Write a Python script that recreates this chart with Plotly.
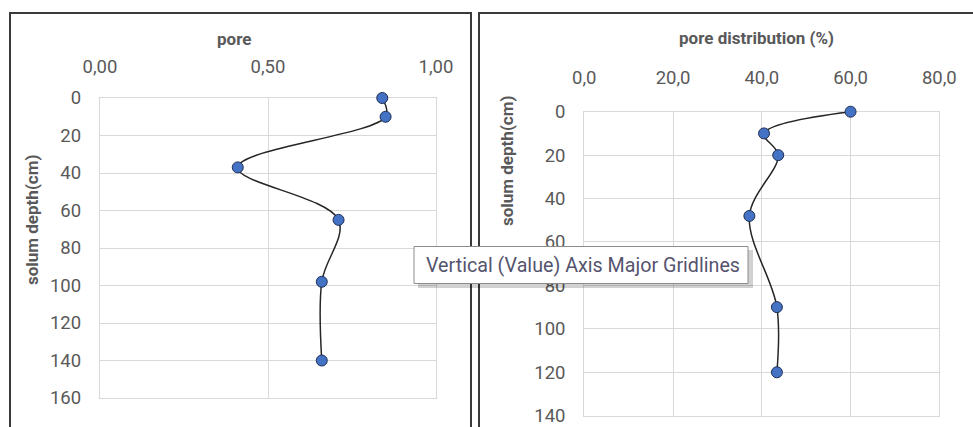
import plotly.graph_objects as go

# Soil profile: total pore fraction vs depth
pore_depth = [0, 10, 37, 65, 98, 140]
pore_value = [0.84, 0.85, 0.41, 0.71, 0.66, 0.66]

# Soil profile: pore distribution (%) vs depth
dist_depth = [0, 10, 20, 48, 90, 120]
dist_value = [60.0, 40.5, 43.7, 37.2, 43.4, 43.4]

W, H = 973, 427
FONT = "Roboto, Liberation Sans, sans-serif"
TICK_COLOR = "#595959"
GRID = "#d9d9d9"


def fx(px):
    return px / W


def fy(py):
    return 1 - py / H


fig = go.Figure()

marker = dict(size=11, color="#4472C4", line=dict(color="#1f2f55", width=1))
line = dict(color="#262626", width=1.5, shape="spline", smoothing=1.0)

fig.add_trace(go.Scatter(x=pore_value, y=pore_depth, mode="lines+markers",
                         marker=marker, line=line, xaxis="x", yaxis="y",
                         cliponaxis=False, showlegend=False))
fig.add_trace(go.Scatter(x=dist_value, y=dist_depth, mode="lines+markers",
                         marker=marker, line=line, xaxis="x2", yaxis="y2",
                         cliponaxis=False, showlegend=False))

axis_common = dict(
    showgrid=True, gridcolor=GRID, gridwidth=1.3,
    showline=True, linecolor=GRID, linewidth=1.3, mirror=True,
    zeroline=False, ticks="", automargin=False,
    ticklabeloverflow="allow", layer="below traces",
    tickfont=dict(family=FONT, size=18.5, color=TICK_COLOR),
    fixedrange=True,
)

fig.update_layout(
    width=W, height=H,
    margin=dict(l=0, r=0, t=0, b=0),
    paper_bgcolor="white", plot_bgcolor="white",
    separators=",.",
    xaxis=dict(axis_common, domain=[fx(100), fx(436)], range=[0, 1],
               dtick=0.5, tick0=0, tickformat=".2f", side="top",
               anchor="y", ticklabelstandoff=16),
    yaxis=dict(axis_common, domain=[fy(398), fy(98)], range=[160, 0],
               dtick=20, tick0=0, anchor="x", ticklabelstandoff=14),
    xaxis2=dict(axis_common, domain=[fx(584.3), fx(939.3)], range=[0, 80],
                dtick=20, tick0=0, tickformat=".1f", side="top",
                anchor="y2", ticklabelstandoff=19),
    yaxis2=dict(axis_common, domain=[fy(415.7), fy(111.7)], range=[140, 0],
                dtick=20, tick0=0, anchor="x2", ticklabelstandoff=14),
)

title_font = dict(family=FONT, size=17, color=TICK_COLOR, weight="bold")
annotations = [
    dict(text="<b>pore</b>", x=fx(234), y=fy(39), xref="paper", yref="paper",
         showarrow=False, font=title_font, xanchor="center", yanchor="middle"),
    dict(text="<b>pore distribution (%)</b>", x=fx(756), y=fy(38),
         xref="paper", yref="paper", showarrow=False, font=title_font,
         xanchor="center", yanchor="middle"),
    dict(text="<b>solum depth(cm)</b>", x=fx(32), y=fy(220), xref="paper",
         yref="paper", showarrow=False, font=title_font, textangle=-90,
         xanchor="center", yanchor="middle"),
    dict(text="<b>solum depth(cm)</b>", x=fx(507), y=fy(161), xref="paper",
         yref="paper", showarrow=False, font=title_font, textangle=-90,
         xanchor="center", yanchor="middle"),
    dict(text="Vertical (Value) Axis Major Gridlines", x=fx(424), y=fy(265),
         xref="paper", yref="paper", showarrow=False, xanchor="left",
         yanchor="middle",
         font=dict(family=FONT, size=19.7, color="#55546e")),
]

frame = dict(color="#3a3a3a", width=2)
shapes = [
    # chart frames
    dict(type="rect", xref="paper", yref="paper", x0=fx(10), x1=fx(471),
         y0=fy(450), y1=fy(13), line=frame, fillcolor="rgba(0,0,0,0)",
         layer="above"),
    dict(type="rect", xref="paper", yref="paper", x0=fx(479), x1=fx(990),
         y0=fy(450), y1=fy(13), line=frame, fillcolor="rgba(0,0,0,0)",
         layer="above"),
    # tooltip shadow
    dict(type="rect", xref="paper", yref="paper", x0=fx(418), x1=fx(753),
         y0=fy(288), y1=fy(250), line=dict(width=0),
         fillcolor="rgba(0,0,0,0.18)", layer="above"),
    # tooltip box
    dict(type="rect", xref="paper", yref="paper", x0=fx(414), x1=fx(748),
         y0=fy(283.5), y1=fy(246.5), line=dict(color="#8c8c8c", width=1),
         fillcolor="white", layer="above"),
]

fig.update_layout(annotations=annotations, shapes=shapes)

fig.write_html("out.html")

● **DESCRIPTION OF THE TASK**
Every line from the start of the listing above through the line with "return px / W" should be repeated exactly; skip the pictures and add nothing else.

● **FINAL ANSWER**
Write a Python script that recreates this chart with Plotly.
import plotly.graph_objects as go

# Soil profile: total pore fraction vs depth
pore_depth = [0, 10, 37, 65, 98, 140]
pore_value = [0.84, 0.85, 0.41, 0.71, 0.66, 0.66]

# Soil profile: pore distribution (%) vs depth
dist_depth = [0, 10, 20, 48, 90, 120]
dist_value = [60.0, 40.5, 43.7, 37.2, 43.4, 43.4]

W, H = 973, 427
FONT = "Roboto, Liberation Sans, sans-serif"
TICK_COLOR = "#595959"
GRID = "#d9d9d9"


def fx(px):
    return px / W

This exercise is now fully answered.